The report includes an update on how this region fares in respect to achieving the aims, which were hoped to culminate in halving extreme poverty by 2015.

Latin America and the Caribbean progressed in eradicating poverty from 1999 to 2005, as the percentage of people living on less than $1.25 per day fell from 11 to 8 percent. However, the recent upswing in food prices has begun to reverse that trend, and the Food and Agriculture Organization of the United Nations reports that 53 million people in the Central American region experience extreme poverty.

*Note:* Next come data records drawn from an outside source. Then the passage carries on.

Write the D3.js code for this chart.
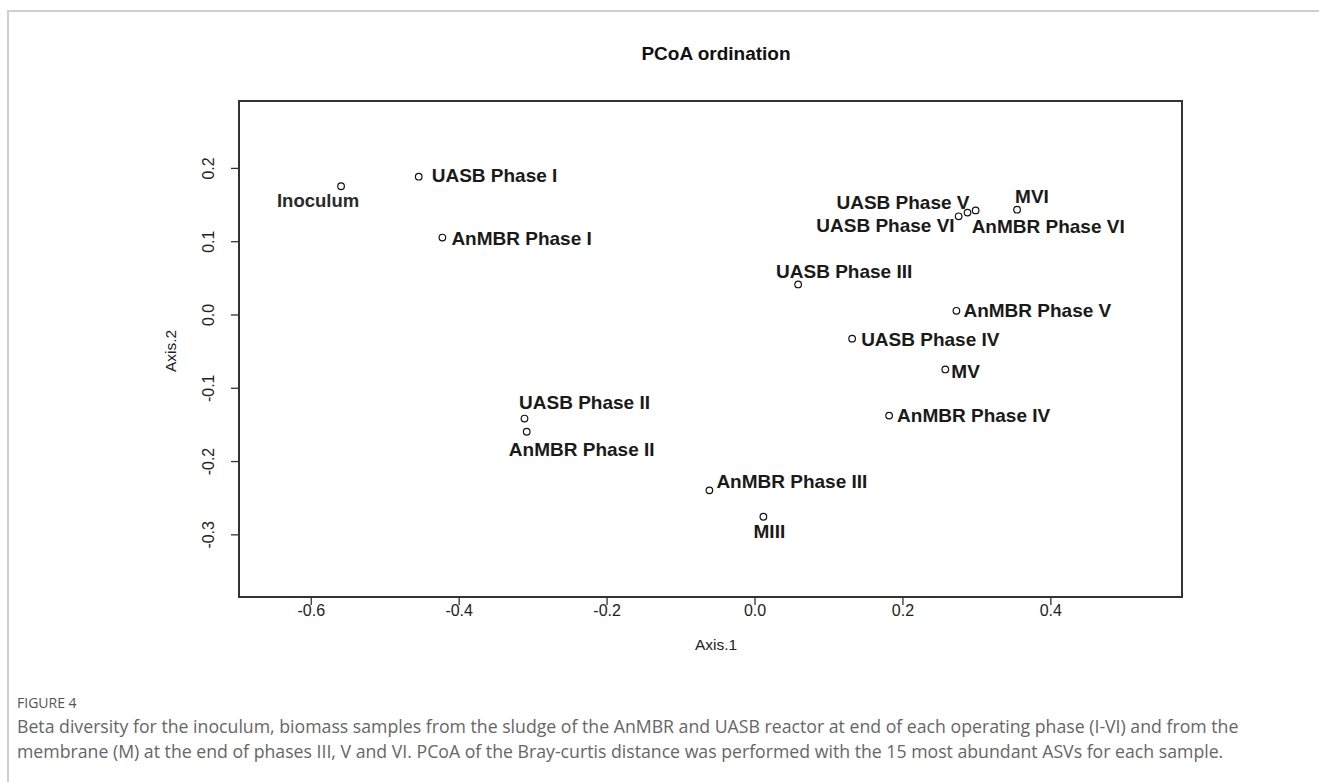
<!DOCTYPE html>
<html><head><meta charset="utf-8">
<script src="https://cdn.jsdelivr.net/npm/d3@7"></script>
<style>
html,body{margin:0;padding:0;background:#fff;}
svg{display:block;}
</style></head>
<body>
<svg id="chart" width="1319" height="782"></svg>
<script>
// ---- data ----
const samples = ["Inoculum","UASB Phase I","AnMBR Phase I","UASB Phase III","UASB Phase V","UASB Phase VI","AnMBR Phase VI","MVI","AnMBR Phase V","UASB Phase IV","MV","AnMBR Phase IV","UASB Phase II","AnMBR Phase II","AnMBR Phase III","MIII"];
const axis1 = [-0.559,-0.454,-0.422,0.059,0.288,0.276,0.299,0.355,0.273,0.132,0.258,0.182,-0.311,-0.308,-0.061,0.012];
const axis2 = [0.175,0.188,0.105,0.041,0.139,0.134,0.142,0.143,0.005,-0.033,-0.075,-0.138,-0.142,-0.160,-0.240,-0.276];
const xTicks = [-0.6,-0.4,-0.2,0.0,0.2,0.4];
const yTicks = [-0.3,-0.2,-0.1,0.0,0.1,0.2];
const title = "PCoA ordination";
const xTitle = "Axis.1", yTitle = "Axis.2";
const captionHead = "FIGURE 4";
const captionLines = [
 "Beta diversity for the inoculum, biomass samples from the sludge of the AnMBR and UASB reactor at end of each operating phase (I-VI) and from the",
 "membrane (M) at the end of phases III, V and VI. PCoA of the Bray-curtis distance was performed with the 15 most abundant ASVs for each sample."
];

// ---- drawing ----
const svg = d3.select("#chart");
const L=239, R=1182, T=101, B=597;
const x = d3.scaleLinear().domain([-0.697,0.578]).range([L,R]);
const y = d3.scaleLinear().domain([-0.3855,0.2913]).range([B,T]);
const fmt = d=>d3.format(".1f")(d).replace("\u2212","-");

// page border
svg.append("path").attr("d","M8,782 V11 H1319").attr("fill","none").attr("stroke","#cfcfcf").attr("stroke-width",2);

const font="Liberation Sans, Arial, sans-serif";
svg.append("text").attr("x",716).attr("y",53).attr("text-anchor","middle").attr("dominant-baseline","central")
 .attr("font-family",font).attr("font-weight","bold").attr("font-size",19).attr("fill","#111").text(title);

const xa = svg.append("g").attr("transform",`translate(0,${B})`)
 .call(d3.axisBottom(x).tickValues(xTicks).tickFormat(fmt).tickSize(8));
const ya = svg.append("g").attr("transform",`translate(${L},0)`)
 .call(d3.axisLeft(y).tickValues(yTicks).tickFormat(fmt).tickSize(8));
[xa,ya].forEach(g=>{
  g.select(".domain").remove();
  g.selectAll(".tick line").attr("stroke","#333").attr("stroke-width",1.3);
  g.selectAll(".tick text").attr("font-family",font).attr("font-size",16).attr("fill","#222");
});
xa.selectAll(".tick text").attr("y",13).attr("dy",null).attr("dominant-baseline","central");
ya.selectAll(".tick text").each(function(){
   d3.select(this).attr("x",null).attr("dy",null).attr("y",0).attr("text-anchor","middle")
    .attr("transform",`translate(-31,0) rotate(-90)`).attr("dominant-baseline","central");
 });

svg.append("rect").attr("x",L).attr("y",T).attr("width",R-L).attr("height",B-T)
 .attr("fill","none").attr("stroke","#333").attr("stroke-width",2);

svg.append("text").attr("x",716).attr("y",644).attr("text-anchor","middle").attr("dominant-baseline","central")
 .attr("font-family",font).attr("font-size",15.5).attr("fill","#222").text(xTitle);
svg.append("text").attr("transform",`translate(170,351) rotate(-90)`).attr("text-anchor","middle").attr("dominant-baseline","central")
 .attr("font-family",font).attr("font-size",15.5).attr("fill","#222").text(yTitle);

// label placement (anchor, dx, dy) in px
const place = {
 "Inoculum":["middle",-23,14],
 "UASB Phase I":["start",13,-1],
 "AnMBR Phase I":["start",9,1],
 "UASB Phase III":["middle",46,-13],
 "UASB Phase V":["end",2,-10],
 "UASB Phase VI":["end",-4,9],
 "AnMBR Phase VI":["start",-4,16],
 "MVI":["start",-2,-13],
 "AnMBR Phase V":["start",7,0],
 "UASB Phase IV":["start",9,1],
 "MV":["start",6,2],
 "AnMBR Phase IV":["start",8,0],
 "UASB Phase II":["middle",60,-16],
 "AnMBR Phase II":["middle",55,18],
 "AnMBR Phase III":["start",7,-9],
 "MIII":["middle",6,15]
};
const pts = samples.map((s,i)=>({name:s,a1:axis1[i],a2:axis2[i]}));
const g = svg.append("g");
g.selectAll("circle").data(pts).join("circle")
 .attr("cx",d=>x(d.a1)).attr("cy",d=>y(d.a2)).attr("r",3.3)
 .attr("fill","#fff").attr("stroke","#111").attr("stroke-width",1.2);
g.selectAll("text").data(pts).join("text")
 .attr("x",d=>x(d.a1)+place[d.name][1]).attr("y",d=>y(d.a2)+place[d.name][2])
 .attr("text-anchor",d=>place[d.name][0]).attr("dominant-baseline","central")
 .attr("font-family",font).attr("font-size",d=>d.name==="Inoculum"?18.5:19)
 .attr("font-weight","bold")
 .attr("fill",d=>d.name==="Inoculum"?"#2a2a2a":"#1a1a1a").text(d=>d.name);

// caption
svg.append("text").attr("x",17).attr("y",702).attr("dominant-baseline","central")
 .attr("font-family","Open Sans, sans-serif").attr("font-size",14).attr("fill","#555").text(captionHead);
captionLines.forEach((l,i)=>{
 svg.append("text").attr("x",17).attr("y",726+i*25).attr("dominant-baseline","central")
  .attr("font-family","Open Sans, sans-serif").attr("font-size",17.7).attr("fill","#666").text(l);
});
</script>
</body></html>
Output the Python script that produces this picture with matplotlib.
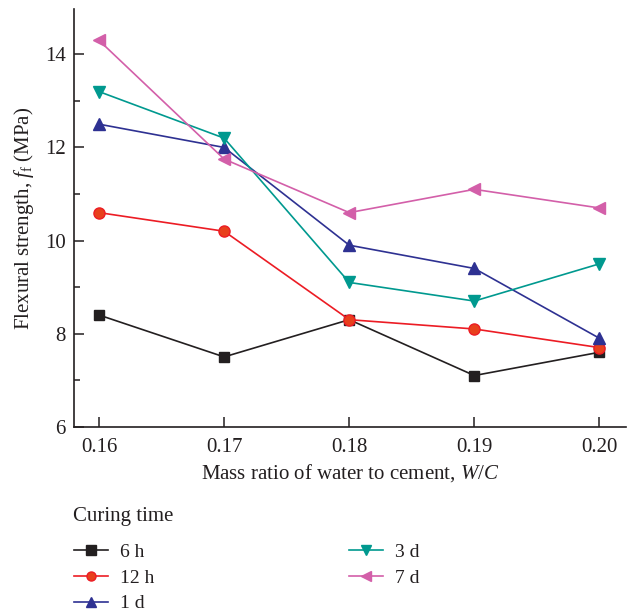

The Latin American and the Caribbean region is the leader in the efforts to achieve gender parity in parliamentary representation, with 22 seats held by women, up 15 percent since 2000. The region has reached its target goal of gender parity in education and has the highest share of women in paid employment outside of agriculture (45 percent in 2007).

The study also shows that the Latin American and Caribbean region is reducing the death rate of children under five and that reaching the goal of reducing mortality rate two-thirds by 2015 is probable. The rate decreased from 54 deaths per 1,000 live births in 1990, to 24 deaths in 2007.